*SET PROBLEM:* Line by line, repeat the data below exactly, beginning at the first line and ending at the line with "plt.rcParams['font.family'] = ['Liberation". Omit pictures.

*SUPPLIED MATERIAL:*
━━━━━━━━
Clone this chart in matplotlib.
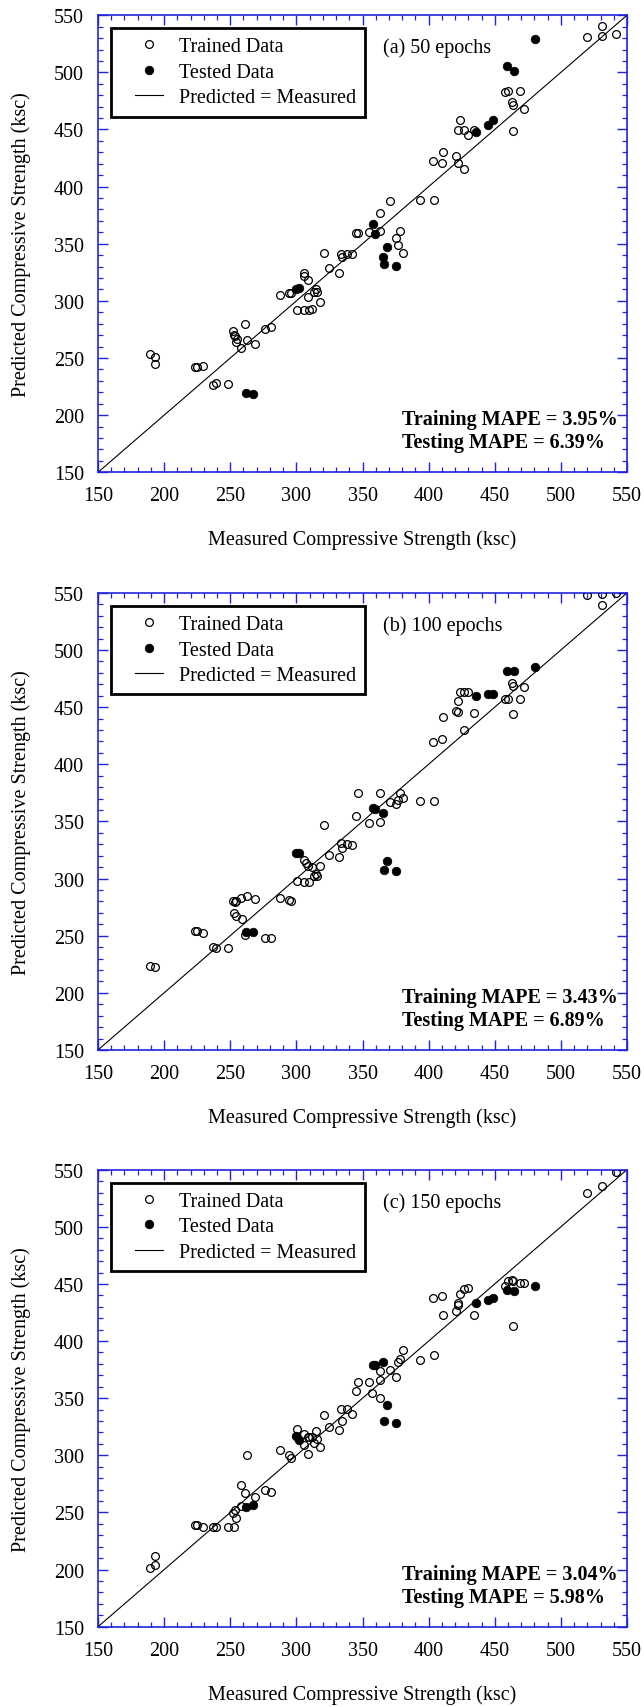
import matplotlib
matplotlib.use("Agg")
import matplotlib.pyplot as plt
from matplotlib.ticker import MultipleLocator
from matplotlib.lines import Line2D
from matplotlib.legend_handler import HandlerLine2D

plt.rcParams['font.family'] = ['Liberation Serif', 'DejaVu Serif']

# (a) 50 epochs
meas_train_a = [189.5, 193, 193, 223.7, 225, 229.6, 237, 239.5, 248.5, 252, 252.6, 253.5, 254.4, 255, 258,
                261, 262.5, 268.7, 276.5, 281, 287.4, 294.5, 296, 300.7, 305.4, 306, 306, 308.5, 308.5, 309.7,
                312, 313.5, 315, 315.7, 317.8, 321, 325, 332, 333.4, 334.3, 338, 342.4, 345, 346.7, 354.8,
                362.9, 363.2, 371, 375, 377.2, 378.4, 380.3, 393.7, 404.2, 403.6, 409.8, 410.5, 420.7, 422, 422,
                424, 426.6, 426.6, 429.4, 434.4, 457.7, 459.9, 463, 463.6, 464, 469.2, 472, 519.5, 531, 531.3, 541.9]
pred_train_a = [253.1, 250.6, 245, 242.2, 242, 242.8, 226, 227.8, 227.5, 273.4, 270, 269, 264, 267, 258.4,
                280, 266, 262.2, 275, 276.9, 305, 306.6, 306.6, 292, 292, 324, 321.6, 318, 303.8, 292,
                292.8, 307.8, 310, 307.5, 299, 342.2, 328.4, 324.7, 340.6, 338.4, 340.6, 341, 359.7, 359.7, 360,
                376.9, 360.9, 387.5, 355, 349, 360.9, 341.9, 388.4, 388.7, 422.8, 420.9, 430, 426.6, 420.9, 449.4,
                458.4, 415, 449.4, 445.6, 449.4, 482.8, 484, 474, 471.6, 448.7, 483.4, 467.8, 531.3, 540.3, 532.2, 533.8]
meas_test_a = [262.2, 266.9, 299.5, 301.7, 357.6, 359.5, 365.4, 366.6, 368.5, 375,
               435.6, 444.6, 449, 459.6, 464.2, 480.4]
pred_test_a = [219.4, 218.1, 310, 311.6, 366.9, 358.8, 338.4, 332.5, 346.9, 330.6,
               447.5, 454.1, 458.1, 505.3, 501.6, 529.4]

# (b) 100 epochs
meas_train_b = [189.5, 192.9, 223.7, 224.9, 229.6, 237, 239.5, 248.5, 252.2, 253.5, 254.4, 252.6, 254.4, 258, 258.8,
                261, 262.5, 268.7, 276.5, 281, 287.4, 294.5, 296, 300.7, 305.4, 306, 307.3, 308.5, 309.7, 312,
                313.5, 315, 315.7, 317.8, 321, 325, 332, 333.4, 334.3, 338, 342.4, 345, 346.7, 354.8, 362.9,
                363.2, 371, 375, 377.2, 378.4, 380.3, 393.7, 404.2, 403.6, 409.8, 410.5, 420.7, 422, 422, 424,
                426.6, 426.6, 429.4, 434.4, 457.7, 459.9, 463, 463.6, 464, 469.2, 472, 519.5, 531, 531.3, 541.9]
pred_train_b = [223.3, 222.7, 254.5, 254.2, 252.7, 240.2, 238.9, 239.2, 280.1, 279.5, 280.1, 269.5, 267, 282.6, 264.8,
                250.2, 284.8, 282, 247.7, 248.3, 282.6, 281.4, 280.7, 297.6, 297.3, 316, 313.2, 310.7, 297.3, 310.1,
                302, 303.8, 302, 311.3, 346.6, 321, 318.8, 330.7, 326.3, 330.4, 329.1, 354.7, 375, 349, 375,
                349.4, 366.9, 365.6, 368.4, 375, 370.3, 367.5, 367.8, 419.9, 422.4, 441.7, 446.7, 445.5, 455.8, 463.6,
                430.2, 463.6, 463.6, 444.9, 457, 457.3, 470.8, 468.9, 444.2, 457.3, 467.3, 548.1, 548.8, 539.7, 550]
meas_test_b = [262.2, 266.9, 299.5, 301.7, 357.6, 359.5, 365.4, 366.6, 368.5, 375,
               435.6, 444.6, 449, 459.6, 464.2, 480.4]
pred_test_b = [253.3, 253.3, 322.2, 322.2, 361.6, 360.6, 357.2, 307.9, 315.4, 306.6,
               460.1, 461.1, 461.7, 481.7, 481.4, 485.4]

# (c) 150 epochs
meas_train_c = [189.5, 193.2, 193.2, 223.7, 225, 229.6, 237, 239.5, 248.5, 253.2, 252.2, 253.5, 254.4, 258, 258,
                261, 262.5, 268.7, 276.5, 281, 287.4, 294.5, 296, 300.7, 305.4, 306, 308.5, 308.5, 309.7, 312,
                313.5, 315, 315.7, 317.8, 321, 325, 332, 333.4, 334.3, 338, 342.4, 345, 346.7, 354.8, 357,
                362.9, 363.2, 363.2, 371, 375, 377.2, 378.4, 380.3, 393.7, 404.2, 403.6, 409.8, 410.5, 420.7, 422,
                422, 424, 426.6, 429.4, 434.4, 457.7, 459.9, 463, 463.6, 464, 469.2, 472, 519.5, 531.3, 541.9]
pred_train_c = [201.6, 203.9, 212.2, 239.3, 239.3, 237.7, 237.4, 237.4, 237.4, 237.4, 249.6, 252.2, 245.1, 274.4, 255.7,
                267.3, 299.9, 263.5, 269.9, 268.3, 304.7, 299.9, 297.6, 323.4, 309.2, 318.3, 300.9, 316, 316, 315.7,
                311.2, 321.2, 314.4, 307.3, 335.7, 324.7, 322.1, 340.2, 329.9, 340.2, 336, 356.3, 364, 364.4, 354.4,
                373.7, 366, 350.2, 375, 368.9, 381.4, 384.7, 392.4, 383.4, 387.6, 437.5, 439.5, 423, 426.6, 433.6,
                431.4, 441.1, 445.6, 446.5, 422.7, 448.5, 452.3, 453.6, 452.3, 413.3, 451, 451, 529.7, 535.8, 547.7]
meas_test_c = [262.2, 266.9, 299.5, 301.7, 357.6, 359.5, 365.4, 366.6, 368.5, 375,
               435.6, 444.6, 449, 459.6, 464.2, 480.4]
pred_test_c = [255.1, 256.4, 316.7, 313.4, 378.9, 379.2, 381.8, 330.2, 344.1, 328.3,
               433.6, 436.2, 437.5, 444.9, 443.9, 448.1]

panel_titles = ["(a) 50 epochs", "(b) 100 epochs", "(c) 150 epochs"]
train_mape = ["3.95%", "3.43%", "3.04%"]
test_mape = ["6.39%", "6.89%", "5.98%"]
diag = [150, 550]

panels = [
    (meas_train_a, pred_train_a, meas_test_a, pred_test_a),
    (meas_train_b, pred_train_b, meas_test_b, pred_test_b),
    (meas_train_c, pred_train_c, meas_test_c, pred_test_c),
]

blue = '#2222dd'
fs = 14.5

fig = plt.figure(figsize=(6.44, 17.08), dpi=100)
bottoms = [0.7229, 0.3847, 0.0470]

for i, (mx, py, tx, ty) in enumerate(panels):
    ax = fig.add_axes([0.1522, bottoms[i], 0.8214, 0.2676])
    ax.plot(mx, py, 'o', ms=5.6, mfc='none', mec='black', mew=0.9, label='Trained Data', zorder=3)
    ax.plot(tx, ty, 'o', ms=6.2, mfc='black', mec='black', mew=0.5, label='Tested Data', zorder=4)
    ax.plot(diag, diag, '-', color='black', lw=0.8, label='Predicted = Measured', zorder=2)

    ax.set_xlim(150, 550)
    ax.set_ylim(150, 550)
    ax.xaxis.set_major_locator(MultipleLocator(50))
    ax.yaxis.set_major_locator(MultipleLocator(50))
    ax.xaxis.set_minor_locator(MultipleLocator(10))
    ax.yaxis.set_minor_locator(MultipleLocator(10))
    ax.tick_params(which='both', direction='in', top=True, right=True, color=blue,
                   labelsize=fs, pad=10)
    ax.tick_params(which='major', length=7, width=1)
    ax.tick_params(which='minor', length=3.6, width=0.9)
    for sp in ax.spines.values():
        sp.set_color(blue)
        sp.set_linewidth(1.2)

    ax.set_xlabel("Measured Compressive Strength (ksc)", fontsize=fs)
    ax.set_ylabel("Predicted Compressive Strength (ksc)", fontsize=fs)
    ax.xaxis.set_label_coords(0.5, -0.125)
    ax.yaxis.set_label_coords(-0.127, 0.5)

    # xpad pushes the handles right, away from the frame edge
    leg = ax.legend(loc='upper left', bbox_to_anchor=(0.0246, 0.9716), borderaxespad=0,
                    fontsize=fs, frameon=True, fancybox=False, handlelength=2.14,
                    handletextpad=0.8, labelspacing=0.32, borderpad=0.45,
                    handler_map={Line2D: HandlerLine2D(xpad=0.75)})
    leg.get_frame().set_edgecolor('black')
    leg.get_frame().set_linewidth(2)
    leg.get_frame().set_alpha(1)

    ax.text(0.539, 0.93, panel_titles[i], transform=ax.transAxes, fontsize=fs,
            ha='left', va='center')
    ax.text(0.575, 0.116, "Training MAPE = " + train_mape[i], transform=ax.transAxes,
            fontsize=fs, fontweight='bold', ha='left', va='center')
    ax.text(0.575, 0.066, "Testing MAPE = " + test_mape[i], transform=ax.transAxes,
            fontsize=fs, fontweight='bold', ha='left', va='center')

fig.savefig("out.png", dpi=100)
━━━━━━━━
*RESPONSE BELOW:*
Clone this chart in matplotlib.
import matplotlib
matplotlib.use("Agg")
import matplotlib.pyplot as plt
from matplotlib.ticker import MultipleLocator
from matplotlib.lines import Line2D
from matplotlib.legend_handler import HandlerLine2D

plt.rcParams['font.family'] = ['Liberation Serif', 'DejaVu Serif']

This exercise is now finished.